Дозвониться до него было практически невозможно: всегда — короткие гудки.

Была у него жена Марина Георгиевна (он называл ее Мариша), искусствовед. Скромная, очень молчаливая женщина. Когда я приходил, в разговорах она почти не принимала участия. Выдержать его в семейном быту наверняка было трудно. Это, если угодно, целая миссия, и не каждая женщина на такое способна.

Был еще один персонаж в его доме — большой кот, любимец, наделенный, как уверял Соловьев, особыми душевными качествами и имевший поэтому право активно внедряться в творческий процесс.
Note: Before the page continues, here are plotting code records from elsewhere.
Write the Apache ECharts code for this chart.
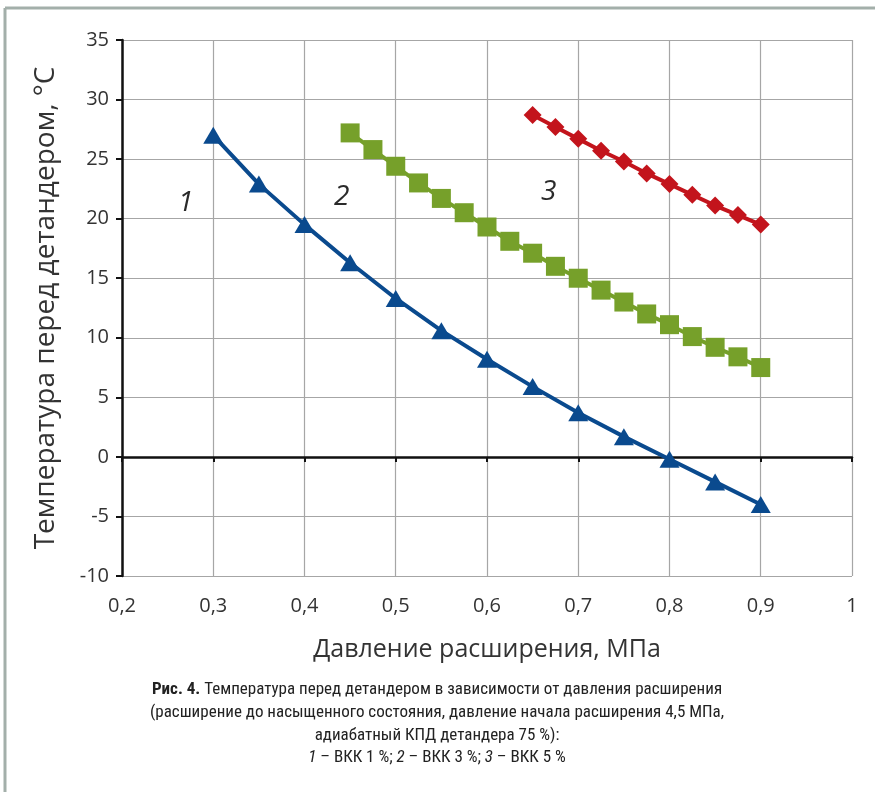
<!DOCTYPE html>
<html><head><meta charset="utf-8">
<script src="https://cdn.jsdelivr.net/npm/echarts@6/dist/echarts.min.js"></script>
<style>html,body{margin:0;padding:0;background:#fff}#c{width:875px;height:792px}</style>
</head><body><div id="c"></div>
<script>
const pressure1 = [0.3,0.35,0.4,0.45,0.5,0.55,0.6,0.65,0.7,0.75,0.8,0.85,0.9];
const temp1 = [27.0,22.9,19.5,16.3,13.3,10.6,8.2,5.9,3.7,1.7,-0.2,-2.1,-4.0];
const pressure2 = [0.45,0.475,0.5,0.525,0.55,0.575,0.6,0.625,0.65,0.675,0.7,0.725,0.75,0.775,0.8,0.825,0.85,0.875,0.9];
const temp2 = [27.2,25.8,24.4,23.0,21.7,20.5,19.3,18.1,17.1,16.0,15.0,14.0,13.0,12.0,11.1,10.1,9.2,8.4,7.5];
const pressure3 = [0.65,0.675,0.7,0.725,0.75,0.775,0.8,0.825,0.85,0.875,0.9];
const temp3 = [28.7,27.7,26.7,25.7,24.8,23.8,22.9,22.0,21.1,20.3,19.5];
const xMin = 0.2, xMax = 1, xStep = 0.1;
const yMin = -10, yMax = 35, yStep = 5;
const xTitle = 'Давление расширения, МПа';
const yTitle = 'Температура перед детандером, °C';
const curveLabels = ['1','2','3'];
const captionLines = [
  ['Рис. 4.', ' Температура перед детандером в зависимости от давления расширения'],
  ['(расширение до насыщенного состояния, давление начала расширения 4,5 МПа,'],
  ['адиабатный КПД детандера 75 %):']
];

const pair = (xs, ys) => xs.map((x, i) => [x, ys[i]]);
const fmtX = v => String(+(+v).toFixed(1)).replace('.', ',');
const axisFont = '"Open Sans", Lato, sans-serif';
const capFont = '"Liberation Sans Narrow", "Roboto Condensed", Roboto, sans-serif';

const chart = echarts.init(document.getElementById('c'));
chart.setOption({
  animation: false,
  grid: {left: 122, right: 23, top: 40, bottom: 216, containLabel: false},
  xAxis: [
    {type: 'value', min: xMin, max: xMax, interval: xStep,
     axisLine: {show: true, onZero: true, lineStyle: {color: '#111', width: 2.5}},
     axisTick: {show: true, length: 5, lineStyle: {color: '#111', width: 2}},
     axisLabel: {show: false},
     splitLine: {show: true, lineStyle: {color: '#a6a6a6', width: 1.2}}},
    {type: 'value', min: xMin, max: xMax, interval: xStep, position: 'bottom',
     axisLine: {show: false, onZero: false}, axisTick: {show: false},
     splitLine: {show: false},
     axisLabel: {show: true, margin: 20, formatter: fmtX, color: '#333', fontSize: 20, fontFamily: axisFont},
     name: xTitle, nameLocation: 'middle', nameGap: 61,
     nameTextStyle: {fontSize: 25, color: '#333', fontFamily: axisFont}}
  ],
  yAxis: {type: 'value', min: yMin, max: yMax, interval: yStep,
    axisLine: {show: true, onZero: false, lineStyle: {color: '#111', width: 2.5}},
    axisTick: {show: true, length: 6, lineStyle: {color: '#111', width: 2}},
    axisLabel: {margin: 13, color: '#333', fontSize: 20, fontFamily: axisFont},
    splitLine: {show: true, lineStyle: {color: '#a6a6a6', width: 1.2}},
    name: yTitle, nameLocation: 'middle', nameGap: 62, nameRotate: 90,
    nameTextStyle: {fontSize: 28, color: '#333', fontFamily: axisFont}},
  series: [
    {type: 'line', data: pair(pressure1, temp1), xAxisIndex: 0, symbol: 'triangle', symbolSize: [20, 17],
     lineStyle: {color: '#0a4a8e', width: 4}, itemStyle: {color: '#0a4a8e'}, z: 3},
    {type: 'line', data: pair(pressure2, temp2), xAxisIndex: 0, symbol: 'rect', symbolSize: 19,
     lineStyle: {color: '#76a02a', width: 4}, itemStyle: {color: '#76a02a'}, z: 3},
    {type: 'line', data: pair(pressure3, temp3), xAxisIndex: 0, symbol: 'diamond', symbolSize: 18,
     lineStyle: {color: '#c3141c', width: 4}, itemStyle: {color: '#c3141c'}, z: 3}
  ],
  graphic: [
    {type: 'line', shape: {x1: 5, y1: 8, x2: 875, y2: 8}, style: {stroke: '#a3afaa', lineWidth: 3}},
    {type: 'line', shape: {x1: 5, y1: 8, x2: 5, y2: 792}, style: {stroke: '#a3afaa', lineWidth: 3}},
    {type: 'text', left: 178, top: 189, style: {text: curveLabels[0], font: 'italic 28px "Open Sans", sans-serif', fill: '#2a2a2a'}},
    {type: 'text', left: 334, top: 183, style: {text: curveLabels[1], font: 'italic 28px "Open Sans", sans-serif', fill: '#2a2a2a'}},
    {type: 'text', left: 541, top: 178, style: {text: curveLabels[2], font: 'italic 28px "Open Sans", sans-serif', fill: '#2a2a2a'}},
    {type: 'text', x: 437, y: 690, style: {
      text: '{b|' + captionLines[0][0] + '}{n|' + captionLines[0][1] + '}',
      align: 'center', verticalAlign: 'middle',
      rich: {b: {font: 'bold 17px ' + capFont, fill: '#222'}, n: {font: '17px ' + capFont, fill: '#222'}}}},
    {type: 'text', x: 437, y: 713, style: {text: captionLines[1][0], align: 'center', verticalAlign: 'middle', font: '17px ' + capFont, fill: '#222'}},
    {type: 'text', x: 437, y: 736, style: {text: captionLines[2][0], align: 'center', verticalAlign: 'middle', font: '17px ' + capFont, fill: '#222'}},
    {type: 'text', x: 437, y: 758, style: {
      text: '{i|1}{n| – ВКК 1 %; }{i|2}{n| – ВКК 3 %; }{i|3}{n| – ВКК 5 %}',
      align: 'center', verticalAlign: 'middle',
      rich: {i: {font: 'italic 17px ' + capFont, fill: '#222'}, n: {font: '17px ' + capFont, fill: '#222'}}}}
  ]
});
</script></body></html>
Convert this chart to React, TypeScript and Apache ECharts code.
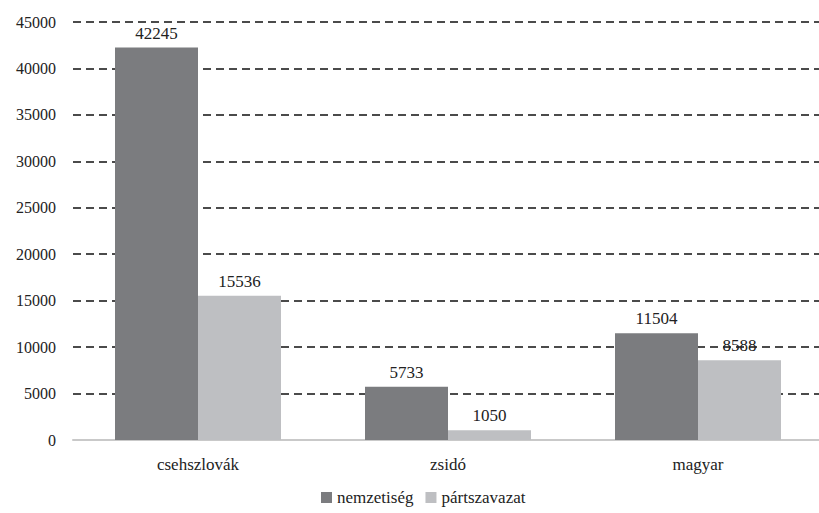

Когда я что-нибудь неудачно показывал или рассказывал, Владимир Ни­колаевич мягко останавливал меня и говорил:

— Ну вы же видите: коту неинтересно.

И в самом деле, когда в показе я начинал по-на­стоящему действовать, кот напрягался и внимательно наблюдал.

Это, Аркадий, не простой кот,— торжественным шепотом сообщал Владимир Николаевич.— В нем что- то гофманианское.

Благодаря Владимиру Николаевичу я к тому вре­мени уже читал гофманского «Кота Мурра» и был способен оценить такую ассоциацию.

Соловьева уважали за эрудицию, за творческую честность и принципиальность. В тридцатых годах в Ленинграде он мог бы стать одним из первых режиссеров. Мог бы, но не стал. Я думаю, ему просто-напросто было скучно ставить «производственные» пьесы, бездействен­ные, лишенные увлекательного сюжета, которые навязы­вались руководством.

Некоторое время он работал в Акдраме (так в быту называли бывший Александринский театр, которому толь­ко в 1937 году было присвоено имя А. С. Пушкина), куда его очередным режиссером пригласил Николай Василь­евич Петров. Не прерывая работы в институте, он стал помогать Петрову бороться за обновление Александринки, переживающей период застоя.

После Мейерхольда, проработавшего до революции в Александринском театре десять сезонов, этот театр вновь оказался в тяжелом положении. Безликие, скучные, громоздкие опусы режиссера Евтихия Карпова, в начале двадцатых пришедшего к руководству театром и первым делом распорядившегося «законсервировать» мейерхольдовский «Маскарад», были поставлены так, как если бы ни Станиславский, ни Мейерхольд еще не родились на свет.